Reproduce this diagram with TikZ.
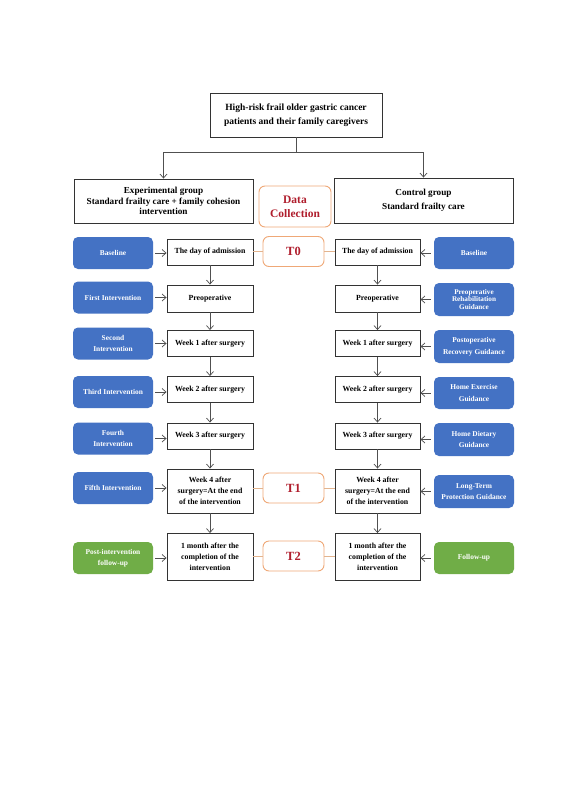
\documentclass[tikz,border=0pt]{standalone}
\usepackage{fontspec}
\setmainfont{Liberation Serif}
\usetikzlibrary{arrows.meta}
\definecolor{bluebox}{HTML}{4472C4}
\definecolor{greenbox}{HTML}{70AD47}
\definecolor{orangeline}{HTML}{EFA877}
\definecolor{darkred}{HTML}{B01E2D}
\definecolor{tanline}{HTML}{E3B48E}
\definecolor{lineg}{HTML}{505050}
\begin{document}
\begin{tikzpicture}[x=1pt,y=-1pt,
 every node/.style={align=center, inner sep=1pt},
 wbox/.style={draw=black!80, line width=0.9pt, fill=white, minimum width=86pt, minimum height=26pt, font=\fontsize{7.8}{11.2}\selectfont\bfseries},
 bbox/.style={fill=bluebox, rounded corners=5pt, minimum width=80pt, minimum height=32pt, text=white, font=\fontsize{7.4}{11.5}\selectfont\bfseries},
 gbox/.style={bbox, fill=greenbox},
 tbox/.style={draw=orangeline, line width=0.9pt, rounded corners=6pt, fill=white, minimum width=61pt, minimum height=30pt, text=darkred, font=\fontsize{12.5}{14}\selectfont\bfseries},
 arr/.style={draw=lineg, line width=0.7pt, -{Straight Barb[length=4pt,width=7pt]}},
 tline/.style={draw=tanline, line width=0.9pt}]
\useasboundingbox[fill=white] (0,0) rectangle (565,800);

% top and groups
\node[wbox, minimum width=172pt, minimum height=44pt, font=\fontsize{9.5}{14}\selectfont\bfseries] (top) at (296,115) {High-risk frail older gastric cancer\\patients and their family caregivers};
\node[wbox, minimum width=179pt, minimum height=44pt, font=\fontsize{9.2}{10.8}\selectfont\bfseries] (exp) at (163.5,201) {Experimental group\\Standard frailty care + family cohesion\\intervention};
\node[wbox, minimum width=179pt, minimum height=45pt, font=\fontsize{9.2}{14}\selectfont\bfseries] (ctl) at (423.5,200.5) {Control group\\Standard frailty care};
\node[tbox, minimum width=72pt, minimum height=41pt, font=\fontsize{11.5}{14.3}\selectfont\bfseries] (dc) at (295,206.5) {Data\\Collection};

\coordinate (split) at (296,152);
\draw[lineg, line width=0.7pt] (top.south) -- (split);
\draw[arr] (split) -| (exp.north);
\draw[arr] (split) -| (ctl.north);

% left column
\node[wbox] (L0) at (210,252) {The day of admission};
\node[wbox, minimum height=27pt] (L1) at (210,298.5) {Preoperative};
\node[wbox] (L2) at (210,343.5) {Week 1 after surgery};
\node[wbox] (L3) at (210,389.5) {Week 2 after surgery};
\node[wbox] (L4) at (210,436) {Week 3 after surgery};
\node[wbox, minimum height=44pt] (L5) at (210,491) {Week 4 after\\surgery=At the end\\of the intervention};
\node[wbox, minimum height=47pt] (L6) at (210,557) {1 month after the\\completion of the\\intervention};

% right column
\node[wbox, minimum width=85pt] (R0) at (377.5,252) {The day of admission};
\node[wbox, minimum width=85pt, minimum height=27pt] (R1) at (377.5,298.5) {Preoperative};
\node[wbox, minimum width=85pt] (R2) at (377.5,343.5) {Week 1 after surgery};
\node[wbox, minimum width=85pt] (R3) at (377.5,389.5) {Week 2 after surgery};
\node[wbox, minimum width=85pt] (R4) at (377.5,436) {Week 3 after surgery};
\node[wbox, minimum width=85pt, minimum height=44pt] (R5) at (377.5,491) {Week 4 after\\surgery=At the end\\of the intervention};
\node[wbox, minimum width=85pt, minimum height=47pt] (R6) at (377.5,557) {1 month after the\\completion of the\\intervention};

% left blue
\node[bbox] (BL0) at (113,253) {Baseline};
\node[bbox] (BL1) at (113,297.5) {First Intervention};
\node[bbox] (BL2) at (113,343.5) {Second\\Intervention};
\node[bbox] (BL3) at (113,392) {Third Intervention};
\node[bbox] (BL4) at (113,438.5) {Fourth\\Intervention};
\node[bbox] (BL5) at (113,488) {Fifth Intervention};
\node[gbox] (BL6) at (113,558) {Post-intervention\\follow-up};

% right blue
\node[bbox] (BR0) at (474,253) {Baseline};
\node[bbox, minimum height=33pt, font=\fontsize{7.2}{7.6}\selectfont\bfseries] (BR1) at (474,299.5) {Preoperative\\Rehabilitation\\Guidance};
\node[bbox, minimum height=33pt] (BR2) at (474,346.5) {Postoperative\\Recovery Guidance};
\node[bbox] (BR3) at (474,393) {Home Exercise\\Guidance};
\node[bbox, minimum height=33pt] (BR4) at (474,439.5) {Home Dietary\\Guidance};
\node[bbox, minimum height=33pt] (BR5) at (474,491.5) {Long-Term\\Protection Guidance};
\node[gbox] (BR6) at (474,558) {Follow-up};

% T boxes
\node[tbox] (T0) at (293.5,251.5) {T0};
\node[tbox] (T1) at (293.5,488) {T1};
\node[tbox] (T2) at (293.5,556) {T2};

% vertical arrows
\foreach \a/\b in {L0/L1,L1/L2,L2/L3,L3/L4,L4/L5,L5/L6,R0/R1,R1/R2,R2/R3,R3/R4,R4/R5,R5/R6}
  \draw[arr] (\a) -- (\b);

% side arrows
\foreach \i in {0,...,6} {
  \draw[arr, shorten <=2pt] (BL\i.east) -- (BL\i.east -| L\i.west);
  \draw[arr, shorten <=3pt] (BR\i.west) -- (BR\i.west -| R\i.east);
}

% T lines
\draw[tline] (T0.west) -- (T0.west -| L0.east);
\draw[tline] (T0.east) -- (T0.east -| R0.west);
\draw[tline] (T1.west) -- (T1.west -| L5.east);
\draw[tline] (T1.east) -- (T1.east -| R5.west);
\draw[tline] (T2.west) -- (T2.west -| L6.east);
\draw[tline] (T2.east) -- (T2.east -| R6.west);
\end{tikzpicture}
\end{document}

____________________

What is expected>
Write out, word for word, the lines from the start of the data through the one holding "(0,0) rectangle (565,800);". Omit pictures.

Response to this exercise>
Reproduce this diagram with TikZ.
\documentclass[tikz,border=0pt]{standalone}
\usepackage{fontspec}
\setmainfont{Liberation Serif}
\usetikzlibrary{arrows.meta}
\definecolor{bluebox}{HTML}{4472C4}
\definecolor{greenbox}{HTML}{70AD47}
\definecolor{orangeline}{HTML}{EFA877}
\definecolor{darkred}{HTML}{B01E2D}
\definecolor{tanline}{HTML}{E3B48E}
\definecolor{lineg}{HTML}{505050}
\begin{document}
\begin{tikzpicture}[x=1pt,y=-1pt,
 every node/.style={align=center, inner sep=1pt},
 wbox/.style={draw=black!80, line width=0.9pt, fill=white, minimum width=86pt, minimum height=26pt, font=\fontsize{7.8}{11.2}\selectfont\bfseries},
 bbox/.style={fill=bluebox, rounded corners=5pt, minimum width=80pt, minimum height=32pt, text=white, font=\fontsize{7.4}{11.5}\selectfont\bfseries},
 gbox/.style={bbox, fill=greenbox},
 tbox/.style={draw=orangeline, line width=0.9pt, rounded corners=6pt, fill=white, minimum width=61pt, minimum height=30pt, text=darkred, font=\fontsize{12.5}{14}\selectfont\bfseries},
 arr/.style={draw=lineg, line width=0.7pt, -{Straight Barb[length=4pt,width=7pt]}},
 tline/.style={draw=tanline, line width=0.9pt}]
\useasboundingbox[fill=white] (0,0) rectangle (565,800);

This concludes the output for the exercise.